Lo que confiere fuerza a este flujo de conciencia elegiaca es el hecho de que Wilson trataba mal a su mujer, tanto antes como después de casarse con ella, y que su aflicción estaba contaminada por una culpa justificada. La paradoja alentadora del estado de Wilson es que la muerte de la persona que le acusaba de no tener sentimientos fue la causante de que brotaran en él. Y la frase que siempre he conservado en la memoria es: «La amé después de que ella hubiera muerto.»
No importa que Edmund Wilson fuese una persona fría, turbia, leprosa. No importa que el matrimonio con Margaret fuese un error y un desastre.
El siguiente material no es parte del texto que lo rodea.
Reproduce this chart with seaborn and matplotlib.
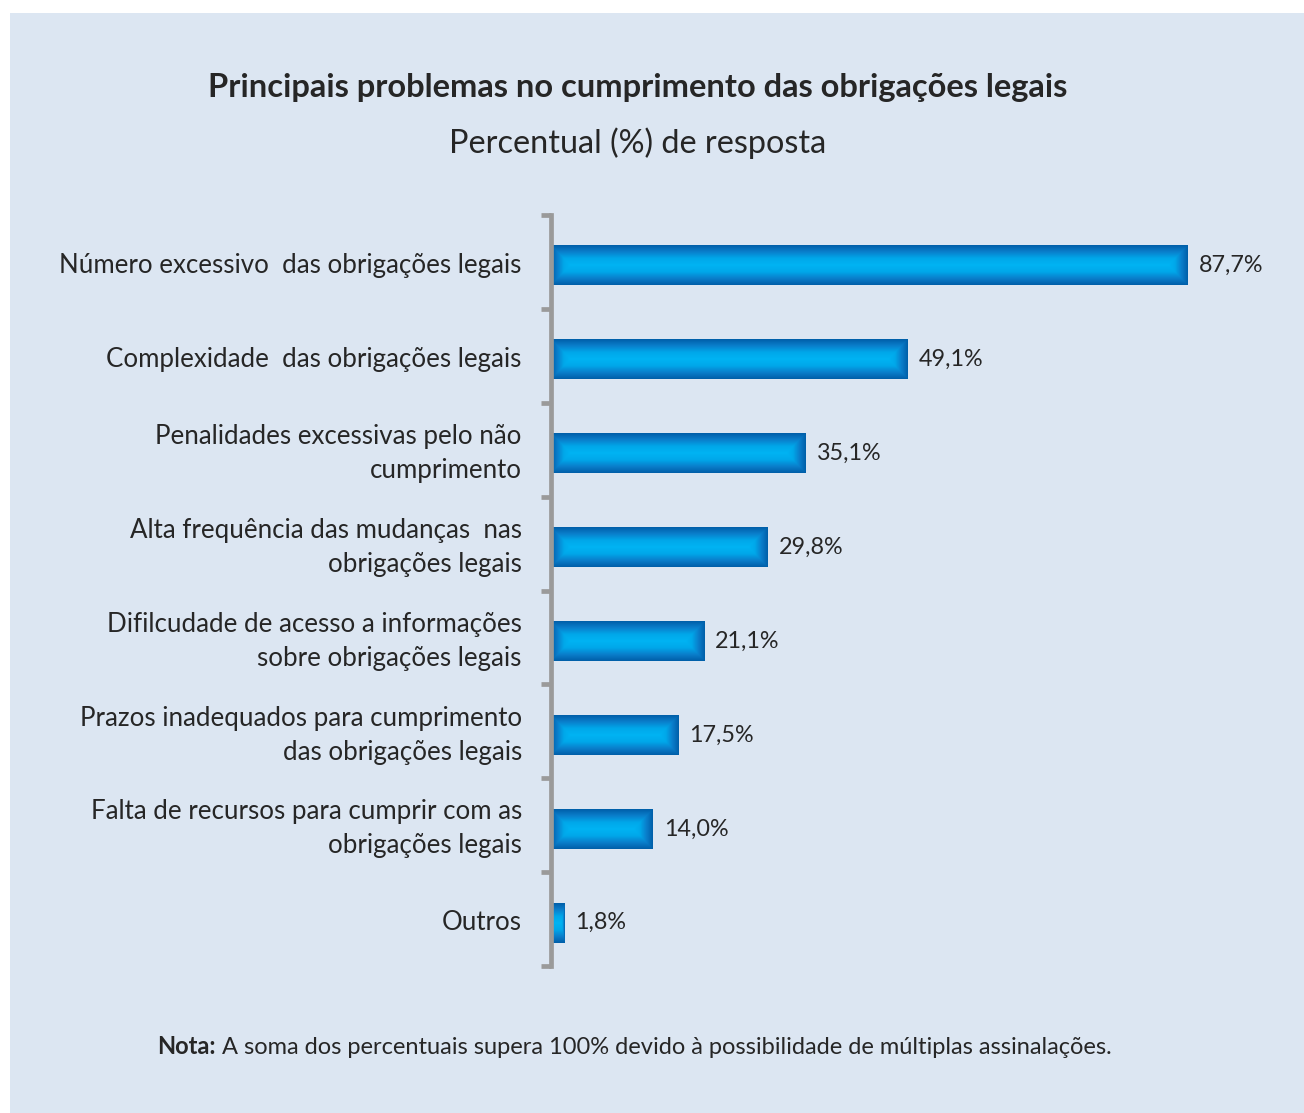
import matplotlib
matplotlib.use("Agg")
import matplotlib.pyplot as plt
import matplotlib.transforms as mtransforms
import numpy as np
import seaborn as sns
from matplotlib.colors import LinearSegmentedColormap
from matplotlib.patches import Rectangle

categories = [
    "Número excessivo  das obrigações legais",
    "Complexidade  das obrigações legais",
    "Penalidades excessivas pelo não\ncumprimento",
    "Alta frequência das mudanças  nas\nobrigações legais",
    "Difilcudade de acesso a informações\nsobre obrigações legais",
    "Prazos inadequados para cumprimento\ndas obrigações legais",
    "Falta de recursos para cumprir com as\nobrigações legais",
    "Outros",
]
values = [87.7, 49.1, 35.1, 29.8, 21.1, 17.5, 14.0, 1.8]
value_labels = ["87,7%", "49,1%", "35,1%", "29,8%", "21,1%", "17,5%", "14,0%", "1,8%"]

title = "Principais problemas no cumprimento das obrigações legais"
subtitle = "Percentual (%) de resposta"

sns.set_theme(style="white")
plt.rcParams["font.family"] = ["Lato", "DejaVu Sans"]

W, H = 1304, 1113
fig = plt.figure(figsize=(W / 100, H / 100), dpi=100)
fig.patch.set_facecolor("white")
fig.add_artist(Rectangle((10 / W, 0), 1 - 10 / W, 1 - 13 / H, transform=fig.transFigure,
                         facecolor="#dce6f2", edgecolor="none", zorder=-10))

px_per_unit = 7.263
ax_left, ax_top, ax_bottom = 551, 215, 966
ax = fig.add_axes([ax_left / W, 1 - ax_bottom / H, 100 * px_per_unit / W, (ax_bottom - ax_top) / H])
ax.set_facecolor("none")

bar_w = 0.42
sns.barplot(x=values, y=categories, orient="h", width=bar_w, color="#0a84d0", ax=ax,
            saturation=1, edgecolor="none")

# bars sit a little below the middle of their category slot
off = 0.04
n = len(categories)

# bevelled gradient on each bar
cmap = LinearSegmentedColormap.from_list("bev", ["#005ea8", "#0a7ecb", "#00a8ea", "#00b3f3"])
bar_px_h = bar_w * (ax_bottom - ax_top) / n
for patch in ax.patches:
    x0, y0 = patch.get_x(), patch.get_y()
    w, h = patch.get_width(), patch.get_height()
    npx_w = max(int(round(w * px_per_unit)), 2)
    npx_h = max(int(round(bar_px_h)), 2)
    yy, xx = np.mgrid[0:npx_h, 0:npx_w] + 0.5
    half = npx_h / 2
    bevel = min(half, npx_w * 0.25)
    d_y = np.minimum(yy, npx_h - yy) / half
    d_x = np.minimum(xx, npx_w - xx) / bevel
    img = np.clip(np.minimum(d_x, d_y), 0, 1)
    patch.set_facecolor("none")
    ax.imshow(img, cmap=cmap, vmin=0, vmax=1, aspect="auto", interpolation="bilinear",
              extent=[x0, x0 + w, y0 + h, y0], zorder=2)
ax.set_xlim(0, 100)
ax.set_ylim(n - 0.5 - off, -0.5 - off)

for i, (v, lab) in enumerate(zip(values, value_labels)):
    ax.text(v + 11 / px_per_unit, i, lab, va="center", ha="left", fontsize=16.8, color="#262626")

sns.despine(ax=ax, top=True, right=True, bottom=True, left=False)
ax.spines["left"].set_color("#9a9a9a")
ax.spines["left"].set_linewidth(3.4)
ax.set_xticks([])
ax.set_xlabel("")
ax.set_ylabel("")
ax.set_yticks(range(n))
ax.set_yticklabels(categories, fontsize=18.6, color="#262626", linespacing=1.45)
ax.tick_params(axis="y", which="major", length=0, pad=21)
ax.set_yticks(np.arange(-0.5, n, 1) - off, minor=True)
ax.tick_params(axis="y", which="minor", length=7, width=3.4, color="#9a9a9a", left=True)

# nudge the category labels up to the slot centre
for lbl in ax.get_yticklabels():
    dy = 7 if "\n" in lbl.get_text() else 3
    lbl.set_transform(lbl.get_transform() + mtransforms.Affine2D().translate(0, dy))

fig.text(638 / W, 1 - 88 / H, title, ha="center", va="center", fontsize=23.5,
         fontweight="bold", color="#262626")
fig.text(638 / W, 1 - 143 / H, subtitle, ha="center", va="center", fontsize=23.3, color="#262626")

note_size = 17
note_bold = fig.text(157 / W, 1 - 1047 / H, "Nota:", ha="left", va="center", fontsize=note_size,
                     fontweight="bold", color="#262626")
fig.canvas.draw()
bb = note_bold.get_window_extent()
fig.text((bb.x1 + 6) / W, 1 - 1047 / H,
         "A soma dos percentuais supera 100% devido à possibilidade de múltiplas assinalações.",
         ha="left", va="center", fontsize=note_size, color="#262626")

fig.savefig("out.png", dpi=100, facecolor=fig.get_facecolor())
Lo único que importa es que Wilson decía la verdad, y que la auténtica voz del remordimiento se oye en estas palabras: «La amé después de que ella hubiera muerto.»
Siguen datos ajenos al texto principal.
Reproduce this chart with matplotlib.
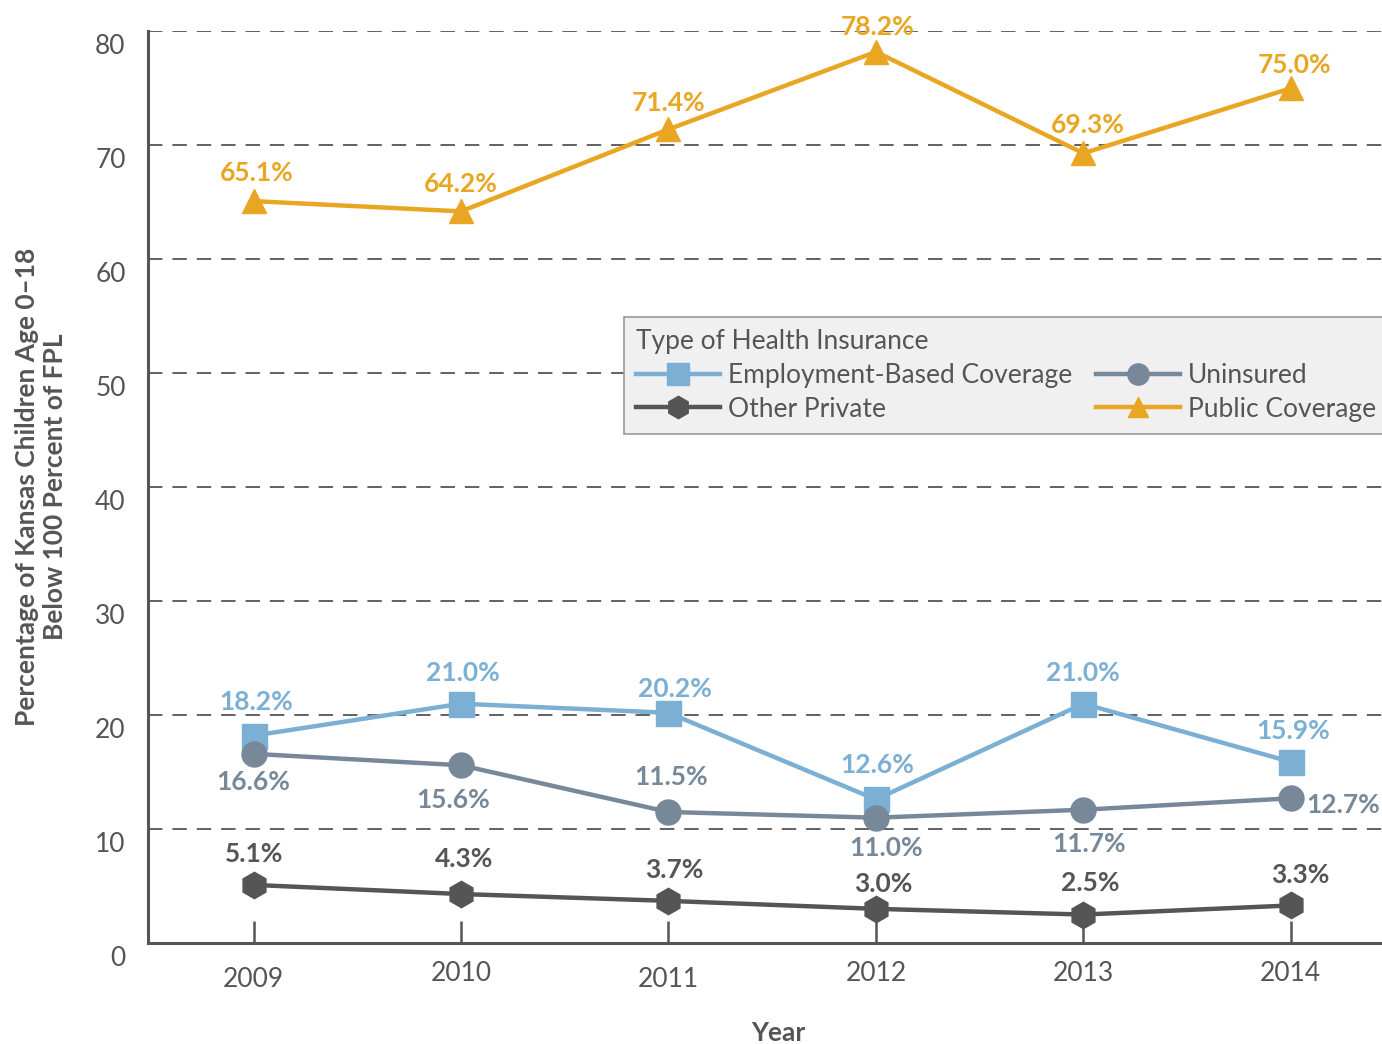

Siempre podemos elegir el conocimiento en vez de la ignorancia; preferir ser conscientes de que nos estamos muriendo; confiar en que tendremos la mejor muerte posible, la de una mente serena que observa un declive gradual, quizá con un dedo volteriano sobre el pulso que se debilita. Podemos obtener todo esto, pero aun así deberíamos considerar el caso de Arthur Koestler. En Diálogo con la muerte relataba sus experiencias en las cárceles franquistas de Málaga y Sevilla durante la guerra civil española. Bien es verdad que hay una diferencia entre unos hombres jóvenes que afrontan la ejecución inmediata por parte de adversarios políticos, y hombres y mujeres más viejos, con la mayor parte de su vida a la espalda, que se enfrentan a una extinción más tranquila. Pero Koestler observó a muchos de los que estaban a punto de morir —incluido él mismo— y llegó a las conclusiones siguientes. Primera, que nadie, ni siquiera en la celda de los condenados, ni siquiera oyendo el sonido de los disparos que matan a amigos y camaradas, cree realmente en su propia muerte; en realidad, Koestler pensó que este hecho podía expresarse de una forma cuasi matemática: «La incredulidad ante tu propia muerte crece en proporción a su proximidad.» Segunda, la mente recurre a diversos ardides cuando se halla en presencia de la muerte: para engañarnos, produce «narcóticos misericordiosos o estimulantes extáticos». En especial, pensó Koestler, es capaz de dividir en dos mitades la conciencia para que una de ellas examine fríamente lo que la otra está experimentando. De este modo, «la conciencia se ocupa de que la aniquilación completa no llegue a experimentarse». Dos decenios antes, en «Consideraciones sobre la guerra y la muerte», Freud había escrito: «Es, en efecto, imposible imaginar nuestra propia muerte; y siempre que lo intentamos advertimos que de hecho seguimos estando presentes como espectadores.»